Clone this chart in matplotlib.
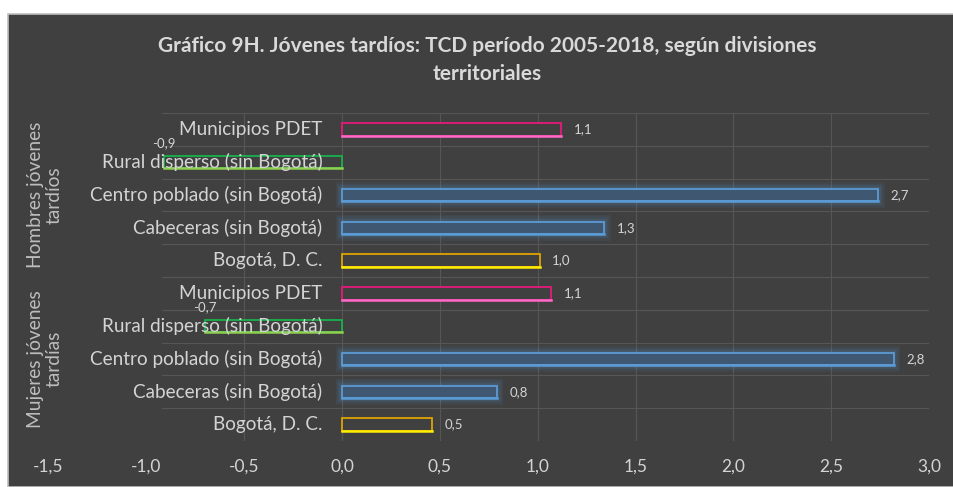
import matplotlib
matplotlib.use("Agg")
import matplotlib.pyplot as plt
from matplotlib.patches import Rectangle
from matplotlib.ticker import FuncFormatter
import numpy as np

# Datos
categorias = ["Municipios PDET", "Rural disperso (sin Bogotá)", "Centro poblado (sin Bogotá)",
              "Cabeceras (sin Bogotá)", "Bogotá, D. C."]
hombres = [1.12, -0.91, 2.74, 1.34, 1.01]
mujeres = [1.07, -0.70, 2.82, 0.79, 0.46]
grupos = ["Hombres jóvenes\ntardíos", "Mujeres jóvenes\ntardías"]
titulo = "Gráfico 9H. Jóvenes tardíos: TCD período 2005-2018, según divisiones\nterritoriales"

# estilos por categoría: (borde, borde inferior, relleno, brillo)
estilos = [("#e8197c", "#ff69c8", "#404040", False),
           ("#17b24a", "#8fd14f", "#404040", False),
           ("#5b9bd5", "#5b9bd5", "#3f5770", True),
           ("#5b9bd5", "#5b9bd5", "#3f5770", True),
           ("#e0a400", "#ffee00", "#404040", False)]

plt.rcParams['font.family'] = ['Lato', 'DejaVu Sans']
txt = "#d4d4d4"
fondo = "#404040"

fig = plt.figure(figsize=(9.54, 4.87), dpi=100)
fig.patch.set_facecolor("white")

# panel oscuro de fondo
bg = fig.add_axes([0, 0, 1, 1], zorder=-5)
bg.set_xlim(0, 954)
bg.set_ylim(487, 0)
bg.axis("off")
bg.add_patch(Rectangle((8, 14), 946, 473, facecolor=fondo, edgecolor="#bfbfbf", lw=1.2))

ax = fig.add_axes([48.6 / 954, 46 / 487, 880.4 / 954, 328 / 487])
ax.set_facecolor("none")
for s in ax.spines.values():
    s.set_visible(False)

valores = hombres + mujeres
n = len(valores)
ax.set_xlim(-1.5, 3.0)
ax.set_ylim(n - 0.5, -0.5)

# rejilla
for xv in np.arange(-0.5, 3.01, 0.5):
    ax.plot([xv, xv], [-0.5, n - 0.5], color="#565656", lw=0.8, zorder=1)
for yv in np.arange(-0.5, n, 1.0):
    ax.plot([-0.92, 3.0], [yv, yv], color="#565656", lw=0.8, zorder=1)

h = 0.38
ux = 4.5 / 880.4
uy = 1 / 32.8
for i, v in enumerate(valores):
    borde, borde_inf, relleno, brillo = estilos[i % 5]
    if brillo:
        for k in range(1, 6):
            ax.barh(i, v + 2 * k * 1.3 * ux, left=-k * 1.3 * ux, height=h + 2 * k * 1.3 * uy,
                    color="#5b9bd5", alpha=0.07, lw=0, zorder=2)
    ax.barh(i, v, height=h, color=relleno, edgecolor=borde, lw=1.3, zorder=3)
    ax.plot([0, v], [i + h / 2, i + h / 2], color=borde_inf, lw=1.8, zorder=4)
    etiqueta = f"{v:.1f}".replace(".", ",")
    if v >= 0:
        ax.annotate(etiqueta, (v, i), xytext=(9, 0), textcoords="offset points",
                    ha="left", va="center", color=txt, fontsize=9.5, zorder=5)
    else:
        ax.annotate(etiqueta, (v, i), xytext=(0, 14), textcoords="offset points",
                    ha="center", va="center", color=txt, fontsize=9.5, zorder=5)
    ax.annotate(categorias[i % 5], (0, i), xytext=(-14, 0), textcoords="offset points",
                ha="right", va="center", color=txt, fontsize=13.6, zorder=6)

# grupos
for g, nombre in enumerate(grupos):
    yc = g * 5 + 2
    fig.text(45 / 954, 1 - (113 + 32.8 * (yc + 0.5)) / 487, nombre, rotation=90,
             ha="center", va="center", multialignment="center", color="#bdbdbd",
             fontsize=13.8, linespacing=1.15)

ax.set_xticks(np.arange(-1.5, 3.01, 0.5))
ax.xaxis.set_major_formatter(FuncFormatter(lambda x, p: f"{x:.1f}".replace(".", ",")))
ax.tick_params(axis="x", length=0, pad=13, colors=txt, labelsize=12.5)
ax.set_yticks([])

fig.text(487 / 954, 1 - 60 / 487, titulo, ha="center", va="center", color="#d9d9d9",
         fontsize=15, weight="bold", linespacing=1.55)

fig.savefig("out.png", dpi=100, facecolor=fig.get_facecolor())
☆ ☆ ☆ ☆ ☆
Written request> Begin at the first line of the material and copy each line exactly through the one containing "Jóvenes tardíos: TCD". Omit pictures.

Solution for this problem>
Clone this chart in matplotlib.
import matplotlib
matplotlib.use("Agg")
import matplotlib.pyplot as plt
from matplotlib.patches import Rectangle
from matplotlib.ticker import FuncFormatter
import numpy as np

# Datos
categorias = ["Municipios PDET", "Rural disperso (sin Bogotá)", "Centro poblado (sin Bogotá)",
              "Cabeceras (sin Bogotá)", "Bogotá, D. C."]
hombres = [1.12, -0.91, 2.74, 1.34, 1.01]
mujeres = [1.07, -0.70, 2.82, 0.79, 0.46]
grupos = ["Hombres jóvenes\ntardíos", "Mujeres jóvenes\ntardías"]
titulo = "Gráfico 9H. Jóvenes tardíos: TCD período 2005-2018, según divisiones\nterritoriales"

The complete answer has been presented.